What can students really contribute to university strategy?

Lots of universities talk about working in partnership with their SU, or their students, or both.

But when it comes to the creation of strategy, sometimes students are treated like any other stakeholder group – a student on a committee, a survey or a box full of feedback postcards are what the “partnership” really consists of.

So what would happen if we treated students as active participants in the creation of strategy, rather than a mere latent user of university strategic output? The traditional idea – that students will not being invested in the development of a university long term, is dated – especially now that Generation Z students are prominent on campus. In my views, co-creation is important and can have huge benefits for institutions.

When I started my role as Nottingham Trent Students’ Union President in July 2018, I was amazed to see that across the higher education sector there was little to no evidence of co-creation between students and staff existing. After studying marketing and understanding the benefits of value co-creation, it is something that I wanted to work on and implement at a high level. So after reading a post on Wonkhe about university and union strategies being two beating hearts, I was inspired, and we decided to prolong the SUs current strategy to launch at a similar time to the University’s in 2020.

Students as co-creators

A lot of people would think that students do not care about the big corporate strategies of a university – they are wrong. Students are invested in their choice of university, and want to have a say in how and what their university focuses in whilst they are studying there. The question then arises about how a student becomes involved with the process. The driver of this must come from the SU, and this can only occur if there is a positive collaborative relationship created between SU and university.

Unions have a large reach and can engage a large proportion of students in the process itself, typically engaging different groups of students than universities. The groups are often already in existence so why try and create more? It is about time that unions and institutions stop duplicating resources and working together on things like this.

Benefits

Firstly, the university can use student ideas as a health check. Hearing what students think means that there is the chance to see how the current strategic plan is going, listening to those that are accessing the current position. Strategy is pointless unless it impacts people, and I would put money on there being surprised faces when students talk about their experiences.

Co-creating with students and staff means that the strategic plan that is created is something both groups are going to be able to identify with. This causes a large amount of benefits, namely an increase in a partnership approach across the institution, and making strategic change easier. For SU sabbatical officers reading this, it also makes your life 100x easier when it comes to making change at your institution.

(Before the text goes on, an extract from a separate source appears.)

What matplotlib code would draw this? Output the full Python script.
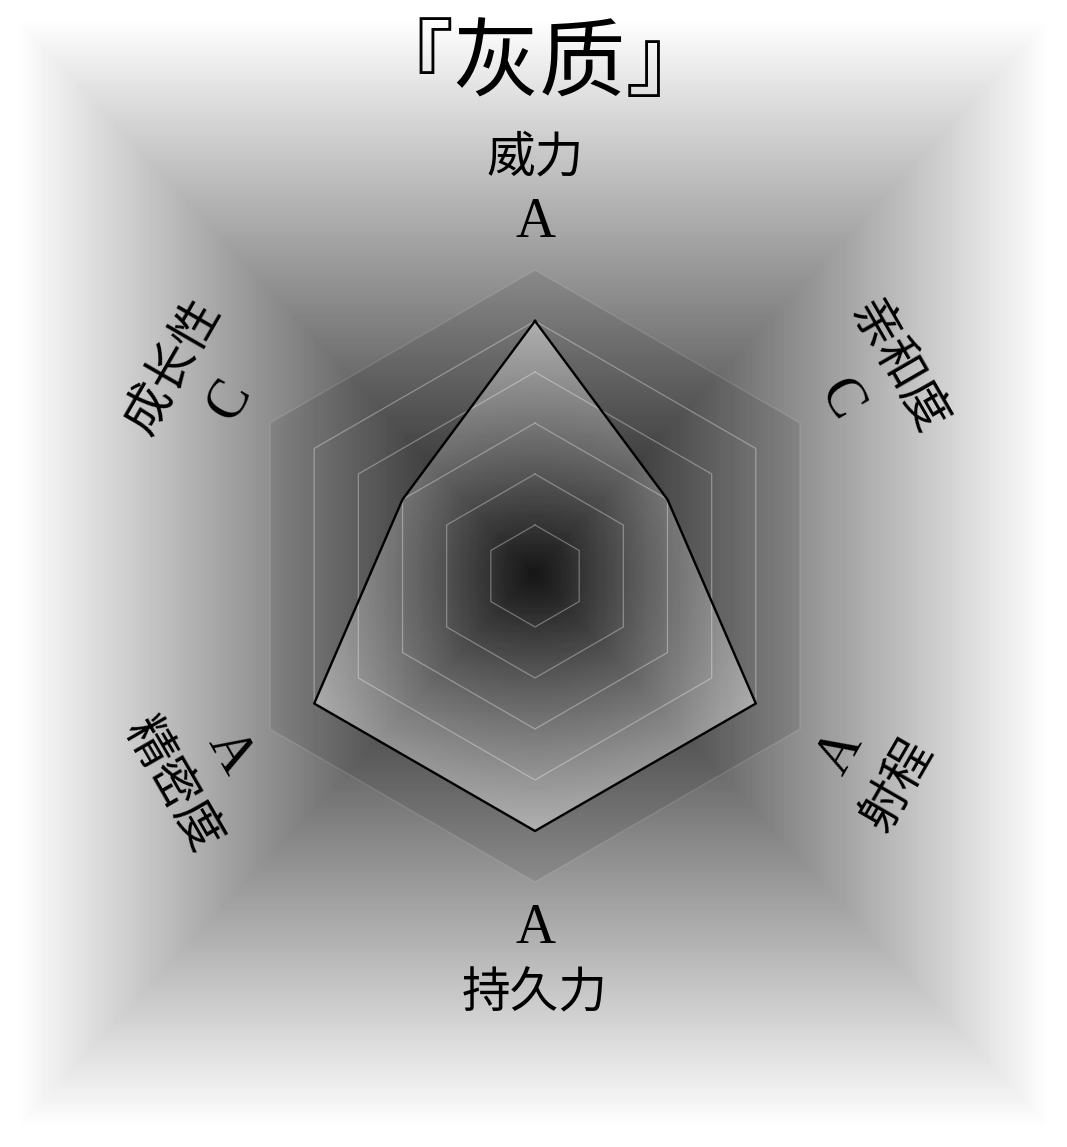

It also allows for professional services staff members to engage with students. When do they really ever get to do this? It is interesting that such a large group of staff members never to get to converse with the largest group that they influence.

Engaging students

Benefits are one thing, but I know that doing engagement is another. Firstly, and most importantly, there must be a strong union – institution relationship, characterised by trust. That is the biggest hurdle that most will face, thankfully not at Nottingham Trent.

What NTU asked of us was to produce a student voice report which will shape the final strategy, but how we collected the data for this was completely up to us. What we kicked off with was the development of our own themes – and then we spoke to students in their first year all the way through to PhD, this was done through Freshers’ Fair, the usual feedback cards and surveys, and also interviews. It is important to talk to all types students, and to make sure they have a voice in this – in total we engaged around 4,000 students. Then we started to think about how we might provide a platform for ideas and debate to emerge amongst the students and staff of the university.

What was created was something that can be replicated easily. Our “Collaborative Strategy Workshop” was just as jazzy as it sounds. This event had 100 students and 50 staff members in the union together, discussing and considering ideas about the future. It allowed for the creation of ideas about what the focus should be, and the most important element was that this was together, in a partnership.

Once the ideas were all brought together, the final paper for the university was created and then distillation sessions were created. I took 16 students along to our university leadership team to talk about the student voice report, about how these ideas can influence the university strategic themes. These sessions allowed for senior leadership mindsets to be changed, and the discussion was much more student (and student union) focussed.

Real partnership working

This won’t work everywhere. If your senior team thinks that strategy development is something done in solitary confinement by the top people, and “presented” to a willing university community, you’re doing it wrong.

But if you’re sold on facilitating the university community driving strategy, I can’t recommend this process enough. For us students have had a real say in the future of the university, it has improved the relationship between union and university, and has given students a greater footprint on campus. It will also increase trust in the institution by the students and staff, because they are invested in what the university is doing and how it is run. Students unions and universities don’t always have to be at loggerheads – and a process like this provides the perfect opportunity to change things.

One response to “What can students really contribute to university strategy?

  1. The ‘Collaborative Strategy Workshop’ is an excellent idea. It addresses the student voice aspect, and actively recognises students as part of the institution and it’s future, rather than passing customers. Great work.